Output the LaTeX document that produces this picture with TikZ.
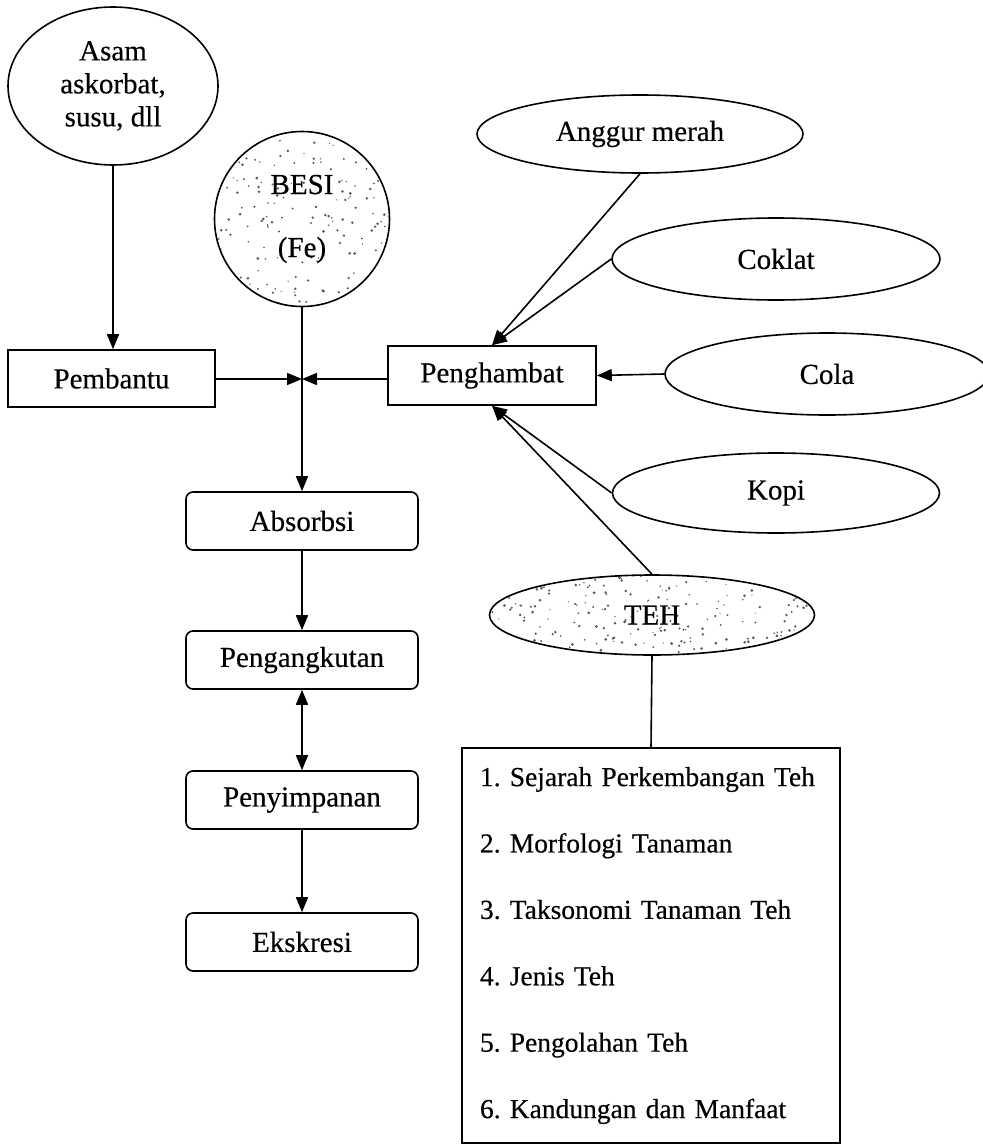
\documentclass[tikz,border=0pt]{standalone}
\usepackage{fontspec}
\setmainfont{Liberation Serif}[BoldFont=Liberation Serif, BoldFeatures={FakeBold=0.4}]
\usetikzlibrary{arrows.meta,shapes.geometric}
\tikzset{
  stipple/.style n args={3}{path picture={
    \foreach \k in {1,...,#1}{
      \pgfmathsetmacro{\dx}{rand*#2}
      \pgfmathsetmacro{\dy}{rand*#3}
      \pgfmathsetmacro{\rr}{0.6+0.9*rnd}
      \fill[black!65] ([shift={(\dx pt,\dy pt)}]path picture bounding box.center) circle[radius=\rr pt];
    }}}
}
\begin{document}
\pgfmathsetseed{12}
\begin{tikzpicture}[x=1pt,y=-1pt,
  line width=1.6pt,
  base/.style={draw=black, fill=white, font=\fontsize{29}{34}\selectfont\bfseries, inner sep=0pt, align=center},
  oval/.style={base, ellipse},
  sqbox/.style={base, rectangle},
  rbox/.style={base, rectangle, rounded corners=7pt, minimum width=232pt, minimum height=58pt},
  arr/.style={-{Triangle[length=15pt,width=12pt]}},
  dblarr/.style={{Triangle[length=15pt,width=12pt]}-{Triangle[length=15pt,width=12pt]}}
]
\useasboundingbox (0,0) rectangle (982,1145);

% nodes
\node[oval, font=\fontsize{29}{33}\selectfont\bfseries, minimum width=210pt, minimum height=158pt] (asam) at (113,86) {Asam\\askorbat,\\susu, dll};
\node[base, circle, stipple={200}{90}{90}, minimum size=175pt] (besi) at (302,219) {BESI\\[29pt](Fe)};
\node[sqbox, minimum width=207pt, minimum height=57pt] (pembantu) at (111.5,378.5) {Pembantu};
\node[sqbox, minimum width=208pt, minimum height=59pt] (pengh) at (492,375.5) {Penghambat};
\node[oval, minimum width=326pt, minimum height=78pt] (anggur) at (640,134) {Anggur merah};
\node[oval, minimum width=328pt, minimum height=82pt] (coklat) at (776,259) {Coklat};
\node[oval, minimum width=324pt, minimum height=82pt] (cola) at (827,374) {Cola};
\node[oval, minimum width=327pt, minimum height=80pt] (kopi) at (776,493) {Kopi};
\node[oval, stipple={240}{165}{42}, minimum width=325pt, minimum height=80pt] (teh) at (652,615) {TEH};
\node[rbox] (abs) at (302,521) {Absorbsi};
\node[rbox] (angkut) at (302,660) {Pengangkutan};
\node[rbox] (simpan) at (302,800) {Penyimpanan};
\node[rbox] (eks) at (302,942) {Ekskresi};
\node[sqbox, minimum width=378pt, minimum height=395pt, text width=342pt, align=left,
      font=\fontsize{27.5}{66.4}\selectfont\bfseries\frenchspacing] (list) at (651,945.5)
  {1. Sejarah Perkembangan Teh\\2. Morfologi Tanaman\\3. Taksonomi Tanaman Teh\\4. Jenis Teh\\5. Pengolahan Teh\\6. Kandungan dan Manfaat};

% connectors
\coordinate (j) at (302,379);
\draw[arr] (asam.south) -- (asam.south |- pembantu.north);
\draw[arr] (pembantu.east |- j) -- (j);
\draw[arr] (pengh.west |- j) -- (j);
\draw[arr] (besi.south) -- (abs.north);
\draw[arr] (abs) -- (angkut);
\draw[dblarr] (angkut) -- (simpan);
\draw[arr] (simpan) -- (eks);
\draw[arr] (anggur.south) -- (pengh.north);
\draw[arr] (coklat.west) -- (pengh.north);
\draw[arr] (cola.west) -- (pengh.east);
\draw[arr] (kopi.west) -- (pengh.south);
\draw[arr] (teh.north) -- (pengh.south);
\draw (teh.south) -- (list.north);
\end{tikzpicture}
\end{document}
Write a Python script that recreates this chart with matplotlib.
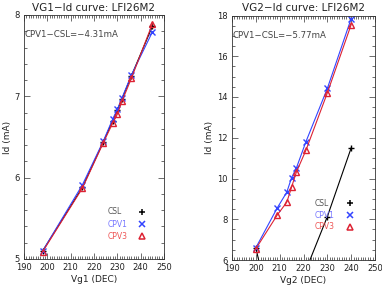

::::

**GIVEN TASK:** Extract every line of the data exactly; pictures stay out.

**REPLY TO THE TASK:**
Output the LaTeX document that produces this picture with TikZ.
\documentclass[tikz,border=0pt]{standalone}
\usepackage{fontspec}
\setmainfont{Liberation Serif}[BoldFont=Liberation Serif, BoldFeatures={FakeBold=0.4}]
\usetikzlibrary{arrows.meta,shapes.geometric}
\tikzset{
  stipple/.style n args={3}{path picture={
    \foreach \k in {1,...,#1}{
      \pgfmathsetmacro{\dx}{rand*#2}
      \pgfmathsetmacro{\dy}{rand*#3}
      \pgfmathsetmacro{\rr}{0.6+0.9*rnd}
      \fill[black!65] ([shift={(\dx pt,\dy pt)}]path picture bounding box.center) circle[radius=\rr pt];
    }}}
}
\begin{document}
\pgfmathsetseed{12}
\begin{tikzpicture}[x=1pt,y=-1pt,
  line width=1.6pt,
  base/.style={draw=black, fill=white, font=\fontsize{29}{34}\selectfont\bfseries, inner sep=0pt, align=center},
  oval/.style={base, ellipse},
  sqbox/.style={base, rectangle},
  rbox/.style={base, rectangle, rounded corners=7pt, minimum width=232pt, minimum height=58pt},
  arr/.style={-{Triangle[length=15pt,width=12pt]}},
  dblarr/.style={{Triangle[length=15pt,width=12pt]}-{Triangle[length=15pt,width=12pt]}}
]
\useasboundingbox (0,0) rectangle (982,1145);

% nodes
\node[oval, font=\fontsize{29}{33}\selectfont\bfseries, minimum width=210pt, minimum height=158pt] (asam) at (113,86) {Asam\\askorbat,\\susu, dll};
\node[base, circle, stipple={200}{90}{90}, minimum size=175pt] (besi) at (302,219) {BESI\\[29pt](Fe)};
\node[sqbox, minimum width=207pt, minimum height=57pt] (pembantu) at (111.5,378.5) {Pembantu};
\node[sqbox, minimum width=208pt, minimum height=59pt] (pengh) at (492,375.5) {Penghambat};
\node[oval, minimum width=326pt, minimum height=78pt] (anggur) at (640,134) {Anggur merah};
\node[oval, minimum width=328pt, minimum height=82pt] (coklat) at (776,259) {Coklat};
\node[oval, minimum width=324pt, minimum height=82pt] (cola) at (827,374) {Cola};
\node[oval, minimum width=327pt, minimum height=80pt] (kopi) at (776,493) {Kopi};
\node[oval, stipple={240}{165}{42}, minimum width=325pt, minimum height=80pt] (teh) at (652,615) {TEH};
\node[rbox] (abs) at (302,521) {Absorbsi};
\node[rbox] (angkut) at (302,660) {Pengangkutan};
\node[rbox] (simpan) at (302,800) {Penyimpanan};
\node[rbox] (eks) at (302,942) {Ekskresi};
\node[sqbox, minimum width=378pt, minimum height=395pt, text width=342pt, align=left,
      font=\fontsize{27.5}{66.4}\selectfont\bfseries\frenchspacing] (list) at (651,945.5)
  {1. Sejarah Perkembangan Teh\\2. Morfologi Tanaman\\3. Taksonomi Tanaman Teh\\4. Jenis Teh\\5. Pengolahan Teh\\6. Kandungan dan Manfaat};

% connectors
\coordinate (j) at (302,379);
\draw[arr] (asam.south) -- (asam.south |- pembantu.north);
\draw[arr] (pembantu.east |- j) -- (j);
\draw[arr] (pengh.west |- j) -- (j);
\draw[arr] (besi.south) -- (abs.north);
\draw[arr] (abs) -- (angkut);
\draw[dblarr] (angkut) -- (simpan);
\draw[arr] (simpan) -- (eks);
\draw[arr] (anggur.south) -- (pengh.north);
\draw[arr] (coklat.west) -- (pengh.north);
\draw[arr] (cola.west) -- (pengh.east);
\draw[arr] (kopi.west) -- (pengh.south);
\draw[arr] (teh.north) -- (pengh.south);
\draw (teh.south) -- (list.north);
\end{tikzpicture}
\end{document}
Write a Python script that recreates this chart with matplotlib.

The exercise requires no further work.